When I was growing up, my parents rarely expressed their emotions out loud in front of us kids. If there was bad news, they kept it to themselves. For instance, I did not find out my mother had a life long heart problem until at her funeral. My father wanted to preserve family harmony by not telling us something painful to preserve family harmony.

Proverbs indeed exemplify both cultures.  In American culture, God helps those who helps themselves' exemplifies the individualism in American culture, while 'The first man to raise his voice loses the argument' is a Chinese proverb that exemplifies group harmony above all else.

How does this duality manifest itself in the classroom?
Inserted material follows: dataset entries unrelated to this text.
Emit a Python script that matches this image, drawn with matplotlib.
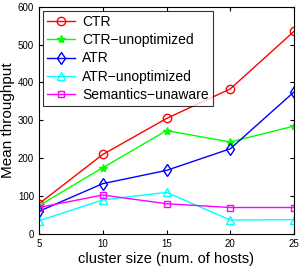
import matplotlib
matplotlib.use("Agg")
import matplotlib.pyplot as plt

hosts = [5, 10, 15, 20, 25]
ctr = [80, 210, 305, 383, 535]
ctr_unopt = [75, 175, 273, 243, 285]
atr = [60, 133, 168, 225, 375]
atr_unopt = [35, 90, 110, 37, 38]
sem_unaware = [70, 103, 80, 70, 70]

plt.rcParams['font.family'] = ['Liberation Sans', 'DejaVu Sans']

fig = plt.figure(figsize=(3.0, 2.69), dpi=100)
ax = fig.add_axes([0.13, 0.13, 0.85, 0.845])

lw = 1.0
ax.plot(hosts, ctr, color='red', marker='o', mfc='none', ms=6, lw=lw, label='CTR')
ax.plot(hosts, ctr_unopt, color='#00ff00', marker='*', ms=6, lw=lw, label='CTR\u2212unoptimized')
ax.plot(hosts, atr, color='blue', marker='d', mfc='none', ms=6, lw=lw, label='ATR')
ax.plot(hosts, atr_unopt, color='cyan', marker='^', mfc='none', ms=6, lw=lw, label='ATR\u2212unoptimized')
ax.plot(hosts, sem_unaware, color='magenta', marker='s', mfc='none', ms=5, lw=lw, label='Semantics\u2212unaware')

ax.set_xlim(5, 25)
ax.set_ylim(0, 600)
ax.set_xticks(hosts)
ax.set_yticks(range(0, 601, 100))
ax.tick_params(direction='in', top=True, right=True, labelsize=7, length=3)
ax.set_xlabel('cluster size (num. of hosts)', fontsize=10.5, labelpad=2)
ax.set_ylabel('Mean throughput', fontsize=11, labelpad=2)

leg = ax.legend(loc='upper left', fontsize=10, frameon=True, fancybox=False,
                borderpad=0.3, labelspacing=0.3, handlelength=2.0, handletextpad=0.5,
                borderaxespad=0.3)
leg.get_frame().set_edgecolor('black')
leg.get_frame().set_linewidth(0.8)

fig.savefig('out.png', dpi=100)
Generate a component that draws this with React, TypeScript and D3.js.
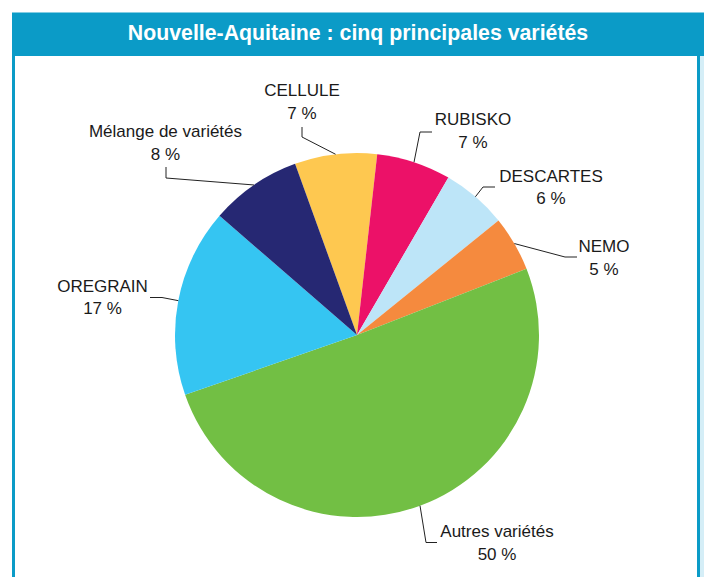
import React from 'react';
import * as d3 from 'd3';

// slices clockwise, starting at the Cellule slice
const varieties = ['CELLULE', 'RUBISKO', 'DESCARTES', 'NEMO', 'Autres variétés', 'OREGRAIN', 'Mélange de variétés'];
const shares = [7.3, 6.6, 5.8, 4.9, 50.6, 16.7, 8.1];
const shareLabels = ['7 %', '7 %', '6 %', '5 %', '50 %', '17 %', '8 %'];
const sliceColors = ['#FEC850', '#EC1168', '#BDE5F8', '#F58A3E', '#72BF44', '#35C5F2', '#262873'];

const TITLE = 'Nouvelle-Aquitaine : cinq principales variétés';

// label placement (text centre x, first baseline y) and leader elbow points
const labelLayout: Record<string, { x: number; y: number; line: [number, number][] }> = {
  'CELLULE': { x: 302, y: 96, line: [[302, 127], [302, 137]] },
  'RUBISKO': { x: 473, y: 125, line: [[432, 132], [420, 132]] },
  'DESCARTES': { x: 551, y: 181.5, line: [[495, 187], [483, 187]] },
  'NEMO': { x: 604, y: 252, line: [[577, 257], [565, 257]] },
  'Autres variétés': { x: 497, y: 537, line: [[437, 542.5], [426, 542.5]] },
  'OREGRAIN': { x: 102.5, y: 291.5, line: [[150, 297.5], [162, 297.5]] },
  'Mélange de variétés': { x: 165.5, y: 137, line: [[166, 167], [166, 178]] },
};

const W = 704;
const H = 577;
const cx = 357;
const cy = 335;
const R = 182;
const frameColor = '#0B9BC7';
const font = '"Liberation Sans", Arial, sans-serif';

export default function App() {
  const pie = d3.pie<number>().sort(null).value(d => d)
    .startAngle(-19.9 * Math.PI / 180)
    .endAngle(-19.9 * Math.PI / 180 + 2 * Math.PI);
  const arcs = pie(shares);
  const arcGen = d3.arc<d3.PieArcDatum<number>>().innerRadius(0).outerRadius(R);
  const line = d3.line();

  return (
    <svg width={W} height={H} style={{ position: 'absolute', left: 0, top: 0, background: '#fff' }}>
      {/* frame */}
      <rect x={12} y={12.5} width={W - 12} height={43.5} fill={frameColor} />
      <rect x={12} y={55} width={3} height={H - 55} fill={frameColor} />
      <rect x={697} y={55} width={3} height={H - 55} fill={frameColor} />
      <rect x={700} y={56} width={4} height={H - 56} fill="#d5eef7" />
      <text x={358} y={40} textAnchor="middle" fill="#fff" fontFamily={font}
        fontWeight="bold" fontSize={21.3}>{TITLE}</text>

      <g transform={`translate(${cx},${cy})`}>
        {arcs.map((a, i) => (
          <path key={varieties[i]} d={arcGen(a) || ''} fill={sliceColors[i]} />
        ))}
      </g>

      {arcs.map((a, i) => {
        const name = varieties[i];
        const lay = labelLayout[name];
        const mid = (a.startAngle + a.endAngle) / 2;
        const anchor: [number, number] = [cx + R * Math.sin(mid), cy - R * Math.cos(mid)];
        const pts: [number, number][] = [...lay.line, anchor];
        return (
          <g key={name}>
            <path d={line(pts) || ''} fill="none" stroke="#222" strokeWidth={1} />
            <text x={lay.x} y={lay.y} textAnchor="middle" fontFamily={font} fontSize={17} fill="#1a1a1a">
              {name}
            </text>
            <text x={lay.x} y={lay.y + 22.5} textAnchor="middle" fontFamily={font} fontSize={17} fill="#1a1a1a">
              {shareLabels[i]}
            </text>
          </g>
        );
      })}
    </svg>
  );
}
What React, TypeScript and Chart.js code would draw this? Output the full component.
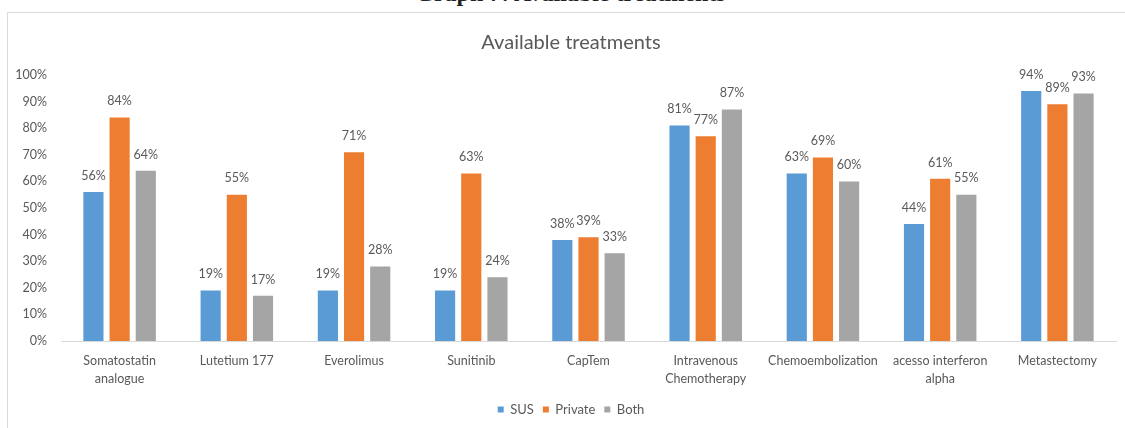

I am an Americanized Chinese American so I have become used to expressing my opinion on everything. I was socialized to raise my hand and participate in class to show the teacher I am paying attention. The more I raised my hand to participate, the better my grade.  If the teacher wanted my opinion of  a core concept, then I'd better have an opinion that is related to whatever we are studying in class to show I am learning the material and did not fall asleep during the lecture.

However, when I started teaching Asian ESL classes and I asked my Asian students during the 2016 election, "Are you for Hilary Clinton, or are you for Donald Trump?' Nobody volunteered to raise his hand. Everyone sat in silence waiting for me, the teacher, to provide the correct answer.  If you are teaching a lot of Asian students, you have to teach your students that it is okay to break from the group and express your own opinion. In many Asian cultures, it is impolite for an individual to express his/her own opinion because it makes that individual look selfish and childish.

What I used to do in my ESL classes was to have my students debate each other on controversial topics where they have a forum where they have to argue a point and express their opinion in the debate.  This teaches students not only Western argumentation styles, but also gets Asian students more used to stating their personal opinion.

Have you noticed quiet Asian ESL students? What do you do to get them talking? or to get them to express their opinion?